Daniel Weight
In the 2015–16 Budget, the Commonwealth proposes to make
grants of $101.7 billion to the states and territories under section 96 of the Constitution.[1]
The legislative framework through which these payments are made is complex, and
parliamentary oversight of these arrangements—at least once they are
established or authorised—appears to be limited.
The vast majority of grants to the states and territories
are provided for by special appropriations, but some money is proposed to be
appropriated for the making of grants to the states and territories in the 2015–2016
annual Appropriation Bills. For many of the grants made via special
appropriations—particularly where they involve special accounts—the Parliament
is able to control the overall amount that may be provided in any one year but
not the nature of those grants or the programs or activities they fund.

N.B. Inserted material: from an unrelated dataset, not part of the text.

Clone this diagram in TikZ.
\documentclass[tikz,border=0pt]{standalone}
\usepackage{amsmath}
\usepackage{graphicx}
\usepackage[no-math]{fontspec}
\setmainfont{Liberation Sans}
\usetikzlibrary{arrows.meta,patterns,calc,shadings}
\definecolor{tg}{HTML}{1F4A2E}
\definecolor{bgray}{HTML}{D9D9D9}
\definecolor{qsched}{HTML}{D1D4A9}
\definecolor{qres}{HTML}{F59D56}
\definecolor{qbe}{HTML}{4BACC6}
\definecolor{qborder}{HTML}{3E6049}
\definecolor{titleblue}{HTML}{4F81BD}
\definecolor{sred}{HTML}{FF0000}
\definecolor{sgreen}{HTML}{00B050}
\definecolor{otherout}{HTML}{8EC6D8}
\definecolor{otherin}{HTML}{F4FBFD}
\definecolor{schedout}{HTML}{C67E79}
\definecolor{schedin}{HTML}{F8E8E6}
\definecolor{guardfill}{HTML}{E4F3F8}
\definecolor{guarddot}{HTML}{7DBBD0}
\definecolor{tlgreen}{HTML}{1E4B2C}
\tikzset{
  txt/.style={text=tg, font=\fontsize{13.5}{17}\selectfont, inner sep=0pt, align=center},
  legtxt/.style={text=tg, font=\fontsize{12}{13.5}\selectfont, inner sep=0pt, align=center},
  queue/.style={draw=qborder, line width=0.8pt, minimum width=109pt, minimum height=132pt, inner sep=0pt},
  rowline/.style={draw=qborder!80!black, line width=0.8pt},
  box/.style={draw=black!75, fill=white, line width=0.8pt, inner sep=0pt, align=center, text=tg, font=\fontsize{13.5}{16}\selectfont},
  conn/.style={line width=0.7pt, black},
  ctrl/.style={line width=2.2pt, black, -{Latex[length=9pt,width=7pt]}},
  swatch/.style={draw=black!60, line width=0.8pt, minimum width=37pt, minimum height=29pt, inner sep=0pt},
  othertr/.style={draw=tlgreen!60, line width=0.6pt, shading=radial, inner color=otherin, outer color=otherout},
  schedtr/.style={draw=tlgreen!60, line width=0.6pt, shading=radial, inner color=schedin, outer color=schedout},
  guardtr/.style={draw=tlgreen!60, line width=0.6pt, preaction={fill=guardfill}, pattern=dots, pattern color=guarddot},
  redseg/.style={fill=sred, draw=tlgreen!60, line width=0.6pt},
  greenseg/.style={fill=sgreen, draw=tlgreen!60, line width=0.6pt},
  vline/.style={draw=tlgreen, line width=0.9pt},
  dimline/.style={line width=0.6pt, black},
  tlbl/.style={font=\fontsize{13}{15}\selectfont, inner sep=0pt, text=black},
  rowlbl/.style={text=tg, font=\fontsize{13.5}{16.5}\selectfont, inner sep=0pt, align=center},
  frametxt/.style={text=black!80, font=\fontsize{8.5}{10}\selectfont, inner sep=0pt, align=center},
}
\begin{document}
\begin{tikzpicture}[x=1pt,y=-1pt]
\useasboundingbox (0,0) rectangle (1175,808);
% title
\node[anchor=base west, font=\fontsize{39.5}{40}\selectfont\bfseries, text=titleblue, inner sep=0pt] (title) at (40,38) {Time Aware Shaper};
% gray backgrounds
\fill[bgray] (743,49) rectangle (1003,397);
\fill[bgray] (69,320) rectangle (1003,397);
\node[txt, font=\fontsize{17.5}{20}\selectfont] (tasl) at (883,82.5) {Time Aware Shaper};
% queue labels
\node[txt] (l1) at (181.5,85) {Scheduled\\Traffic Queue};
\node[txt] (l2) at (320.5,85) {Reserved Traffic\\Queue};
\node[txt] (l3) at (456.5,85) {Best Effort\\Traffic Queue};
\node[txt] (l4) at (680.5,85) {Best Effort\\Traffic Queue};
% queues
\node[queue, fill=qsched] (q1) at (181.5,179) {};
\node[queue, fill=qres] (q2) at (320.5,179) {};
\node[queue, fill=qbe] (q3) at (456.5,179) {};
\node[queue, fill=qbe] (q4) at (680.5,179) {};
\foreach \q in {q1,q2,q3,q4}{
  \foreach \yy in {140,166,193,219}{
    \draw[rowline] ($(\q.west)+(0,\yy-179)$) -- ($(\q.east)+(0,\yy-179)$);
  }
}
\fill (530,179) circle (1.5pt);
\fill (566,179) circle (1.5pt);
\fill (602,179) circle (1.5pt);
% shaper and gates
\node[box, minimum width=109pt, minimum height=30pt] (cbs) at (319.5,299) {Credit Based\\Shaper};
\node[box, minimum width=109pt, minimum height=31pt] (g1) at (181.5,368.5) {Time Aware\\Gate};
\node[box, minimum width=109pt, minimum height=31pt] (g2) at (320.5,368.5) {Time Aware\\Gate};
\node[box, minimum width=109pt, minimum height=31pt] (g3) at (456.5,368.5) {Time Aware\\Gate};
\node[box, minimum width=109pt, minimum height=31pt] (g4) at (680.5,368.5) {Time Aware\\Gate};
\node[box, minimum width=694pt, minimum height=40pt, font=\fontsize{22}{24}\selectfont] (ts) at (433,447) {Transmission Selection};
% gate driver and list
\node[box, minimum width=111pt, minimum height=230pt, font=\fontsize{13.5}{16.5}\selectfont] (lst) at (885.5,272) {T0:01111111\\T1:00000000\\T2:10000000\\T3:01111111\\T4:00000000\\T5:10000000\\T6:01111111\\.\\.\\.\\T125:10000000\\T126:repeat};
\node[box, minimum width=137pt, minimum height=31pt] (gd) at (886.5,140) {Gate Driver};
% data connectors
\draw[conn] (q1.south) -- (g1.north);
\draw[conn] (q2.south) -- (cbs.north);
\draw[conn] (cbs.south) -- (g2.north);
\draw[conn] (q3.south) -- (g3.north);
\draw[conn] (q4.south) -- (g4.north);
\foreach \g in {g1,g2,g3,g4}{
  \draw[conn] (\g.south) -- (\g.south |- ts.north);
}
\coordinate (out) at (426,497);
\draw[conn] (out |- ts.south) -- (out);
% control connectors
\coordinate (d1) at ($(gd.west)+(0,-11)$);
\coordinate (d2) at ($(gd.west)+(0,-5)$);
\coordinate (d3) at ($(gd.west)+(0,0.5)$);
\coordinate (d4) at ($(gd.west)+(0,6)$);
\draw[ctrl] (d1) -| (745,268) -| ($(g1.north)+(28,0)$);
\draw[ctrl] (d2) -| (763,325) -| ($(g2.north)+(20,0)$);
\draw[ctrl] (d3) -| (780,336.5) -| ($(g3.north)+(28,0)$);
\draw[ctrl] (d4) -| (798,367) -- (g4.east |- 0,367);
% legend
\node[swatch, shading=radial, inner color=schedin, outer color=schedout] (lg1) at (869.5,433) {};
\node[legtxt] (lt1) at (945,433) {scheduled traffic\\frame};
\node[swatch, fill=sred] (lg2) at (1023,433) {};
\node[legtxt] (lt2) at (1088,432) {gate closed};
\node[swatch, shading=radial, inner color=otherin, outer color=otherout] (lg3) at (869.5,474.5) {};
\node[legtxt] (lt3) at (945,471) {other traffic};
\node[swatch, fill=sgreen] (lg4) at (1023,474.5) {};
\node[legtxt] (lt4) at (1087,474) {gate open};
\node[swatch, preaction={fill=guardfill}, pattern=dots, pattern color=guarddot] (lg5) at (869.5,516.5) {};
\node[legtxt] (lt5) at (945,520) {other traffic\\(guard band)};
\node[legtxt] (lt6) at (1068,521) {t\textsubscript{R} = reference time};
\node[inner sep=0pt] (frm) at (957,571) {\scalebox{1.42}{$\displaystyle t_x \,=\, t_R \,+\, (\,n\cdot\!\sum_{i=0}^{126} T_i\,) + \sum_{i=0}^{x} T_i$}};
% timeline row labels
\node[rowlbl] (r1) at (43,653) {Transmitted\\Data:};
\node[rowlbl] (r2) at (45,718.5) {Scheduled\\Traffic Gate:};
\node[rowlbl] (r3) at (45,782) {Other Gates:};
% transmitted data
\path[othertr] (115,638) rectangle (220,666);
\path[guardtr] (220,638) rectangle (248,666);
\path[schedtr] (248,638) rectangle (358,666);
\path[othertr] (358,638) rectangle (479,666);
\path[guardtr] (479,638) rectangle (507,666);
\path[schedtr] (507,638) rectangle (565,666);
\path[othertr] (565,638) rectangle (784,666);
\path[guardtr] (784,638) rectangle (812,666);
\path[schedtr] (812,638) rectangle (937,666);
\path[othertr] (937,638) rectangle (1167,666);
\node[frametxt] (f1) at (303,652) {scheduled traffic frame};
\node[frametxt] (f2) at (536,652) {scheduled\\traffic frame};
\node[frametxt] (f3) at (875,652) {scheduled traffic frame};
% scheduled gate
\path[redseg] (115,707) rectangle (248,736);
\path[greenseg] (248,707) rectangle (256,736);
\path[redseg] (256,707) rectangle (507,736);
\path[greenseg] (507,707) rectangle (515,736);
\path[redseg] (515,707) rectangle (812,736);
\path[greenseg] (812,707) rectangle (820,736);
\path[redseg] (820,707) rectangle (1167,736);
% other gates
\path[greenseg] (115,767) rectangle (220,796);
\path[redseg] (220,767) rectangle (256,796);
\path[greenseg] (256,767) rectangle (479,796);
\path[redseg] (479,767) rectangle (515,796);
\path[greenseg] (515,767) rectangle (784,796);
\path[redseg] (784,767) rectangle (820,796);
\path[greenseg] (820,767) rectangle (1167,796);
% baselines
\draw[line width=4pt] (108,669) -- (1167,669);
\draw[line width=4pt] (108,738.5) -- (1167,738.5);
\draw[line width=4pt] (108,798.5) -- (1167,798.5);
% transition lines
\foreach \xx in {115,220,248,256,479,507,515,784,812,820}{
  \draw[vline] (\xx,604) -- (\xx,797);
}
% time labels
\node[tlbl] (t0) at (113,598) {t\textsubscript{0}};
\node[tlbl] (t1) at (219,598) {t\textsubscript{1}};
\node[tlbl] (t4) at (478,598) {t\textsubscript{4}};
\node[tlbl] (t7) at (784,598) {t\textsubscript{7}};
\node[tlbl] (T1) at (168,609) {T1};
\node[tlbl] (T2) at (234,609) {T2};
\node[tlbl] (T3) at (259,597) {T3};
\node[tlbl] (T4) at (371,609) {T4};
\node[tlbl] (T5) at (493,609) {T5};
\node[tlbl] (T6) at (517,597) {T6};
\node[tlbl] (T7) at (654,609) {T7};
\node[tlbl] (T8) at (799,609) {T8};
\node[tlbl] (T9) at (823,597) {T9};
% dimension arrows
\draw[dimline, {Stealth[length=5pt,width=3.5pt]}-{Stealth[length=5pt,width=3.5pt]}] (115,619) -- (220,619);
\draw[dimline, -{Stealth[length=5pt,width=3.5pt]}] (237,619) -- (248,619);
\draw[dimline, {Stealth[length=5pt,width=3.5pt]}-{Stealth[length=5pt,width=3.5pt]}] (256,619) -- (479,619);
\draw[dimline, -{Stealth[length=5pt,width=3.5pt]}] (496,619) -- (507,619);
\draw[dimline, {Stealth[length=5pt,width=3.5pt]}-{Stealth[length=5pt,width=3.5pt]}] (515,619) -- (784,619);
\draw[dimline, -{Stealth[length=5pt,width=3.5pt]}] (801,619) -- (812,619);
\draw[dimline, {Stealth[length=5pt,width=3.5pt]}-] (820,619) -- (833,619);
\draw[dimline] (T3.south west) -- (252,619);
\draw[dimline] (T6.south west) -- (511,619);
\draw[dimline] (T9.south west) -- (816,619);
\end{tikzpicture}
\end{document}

Grants under section 96 of the Constitution may be
made with or without conditions about how monies may be utilised by the
recipient state or territory. Grants provided without conditions are known as ‘general
revenue assistance’ payments, while grants provided with conditions are known
as ‘payments for specific purposes’.
Special appropriations
The largest single category of grants provided to the states
and territories is the revenue from the GST. These grants—estimated to be $57.1
billion in 2015–16, or 56.1 per cent of the total—are appropriated via the
special appropriation in section 22 of the Federal Financial Relations Act
2009, which appropriates money for ‘general revenue assistance’ determined
under Part 2 of that Act.[2] While the relevant
Minister has some discretion as to the timing of the payments, they occur
largely automatically.
Annual appropriations
Under the 1965 Compact between the Senate and the House of
Representatives dealing with what must be included in each annual Appropriation
Bill,[3] appropriations for grants
to the states and territories must be included in separate annual Appropriation
Bills so that the Senate is able to subject such proposed grants to scrutiny. Appropriation
Bill (No. 2) 2015–2016,[4] which provides for grants
to the states and territories, however, only proposes that $763.7 million be
appropriated from the Consolidated Revenue Fund for the purpose of making
payments to the states and territories: less than 1 per cent of the total.

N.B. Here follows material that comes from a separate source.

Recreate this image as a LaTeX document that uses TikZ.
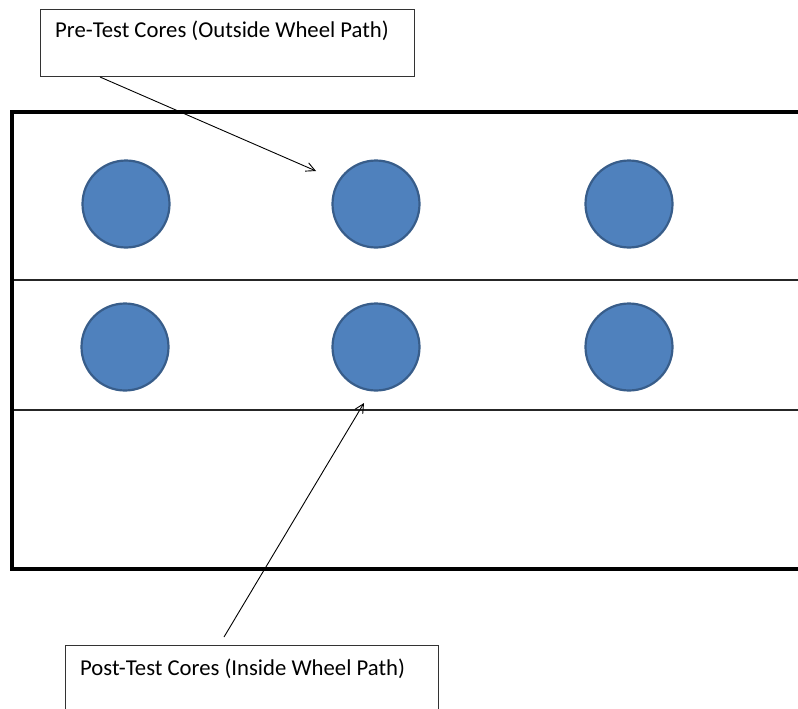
\documentclass[tikz,border=0pt]{standalone}
\usepackage{fontspec}
\setmainfont{Carlito}
\usetikzlibrary{arrows.meta}
\definecolor{corefill}{HTML}{4F81BD}
\definecolor{coreline}{HTML}{385D8A}
\begin{document}
\begin{tikzpicture}[x=1pt,y=-1pt,
  core/.style={circle,fill=corefill,draw=coreline,line width=2.2pt,minimum size=87pt,inner sep=0pt},
  callout/.style={draw=black!80,line width=0.9pt,fill=white,rectangle,anchor=north west,inner sep=0pt},
  calltext/.style={anchor=base west,font=\fontsize{22.7}{24}\selectfont,text=black,inner sep=0pt},
  pointer/.style={line width=0.9pt,-{Straight Barb[length=9pt,width=9pt]}},
  lane/.style={line width=1.1pt,draw=black!85},
  edge/.style={line width=3.2pt}]
\useasboundingbox (0,0) rectangle (798,709);
\clip (0,0) rectangle (798,709);
% road section
\coordinate (tl) at (12,112);
\coordinate (tr) at (800,112);
\coordinate (bl) at (12,569);
\coordinate (br) at (800,569);
\coordinate (l1) at (12,280);
\coordinate (r1) at (800,280);
\coordinate (l2) at (12,410);
\coordinate (r2) at (800,410);
\draw[lane] (l1) -- (r1);
\draw[lane] (l2) -- (r2);
\draw[edge] (tr) -- (tl) -- (bl) -- (br);
% cores
\node[core] (c11) at (126,204) {};
\node[core] (c12) at (376,204) {};
\node[core] (c13) at (629,204) {};
\node[core] (c21) at (125,347) {};
\node[core] (c22) at (376,347) {};
\node[core] (c23) at (629,347) {};
% callouts
\node[callout,minimum width=374pt,minimum height=67pt] (pre) at (40,9) {};
\node[calltext] (pretxt) at (55,38) {Pre-Test Cores (Outside Wheel Path)};
\node[callout,minimum width=373pt,minimum height=100pt] (post) at (65,645) {};
\node[calltext] (posttxt) at (80,675) {Post-Test Cores (Inside Wheel Path)};
% pointers
\coordinate (p1s) at (100,77);
\coordinate (p1e) at (316,171);
\coordinate (p2s) at (224,637);
\coordinate (p2e) at (364,403);
\draw[pointer] (p1s) -- (p1e);
\draw[pointer] (p2s) -- (p2e);
\end{tikzpicture}
\end{document}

The Senate has sought to exercise its power to amend annual
Appropriations Bills. Most recently, during the consideration of the Appropriation
Bill (No. 4) 2014–2015, Senator Leyonhjelm sought to amend that Bill to remove
$250,000 in appropriations for grants to the states and territories from the
amount to be appropriated to the Department of Infrastructure and Regional
Development.[5] Senator Leyonhjelm
advised the Senate he considered the provision to be ‘pork barrelling.’[6]
The Senate, however, did not agree to that amendment.[7]
Special accounts
A third way through which grants may be provided to the
state and territories is through ‘special accounts.’ A special account is an
amount of money in the consolidated revenue fund that is earmarked for a
specific purpose and which may only be expended subject to the conditions imposed
on that special account. Special accounts may be established by a disallowable
instrument under section 78 of the Public Governance, Performance and
Accountability Act 2013 (PGPA Act), or in another Act. When the conditions of
the special account are met, special appropriations in sections 78 and 80 of
the Public Governance, Performance and Accountability Act 2013 automatically
provides for the release of monies from the Consolidated Revenue Fund,
without further recourse to the Parliament.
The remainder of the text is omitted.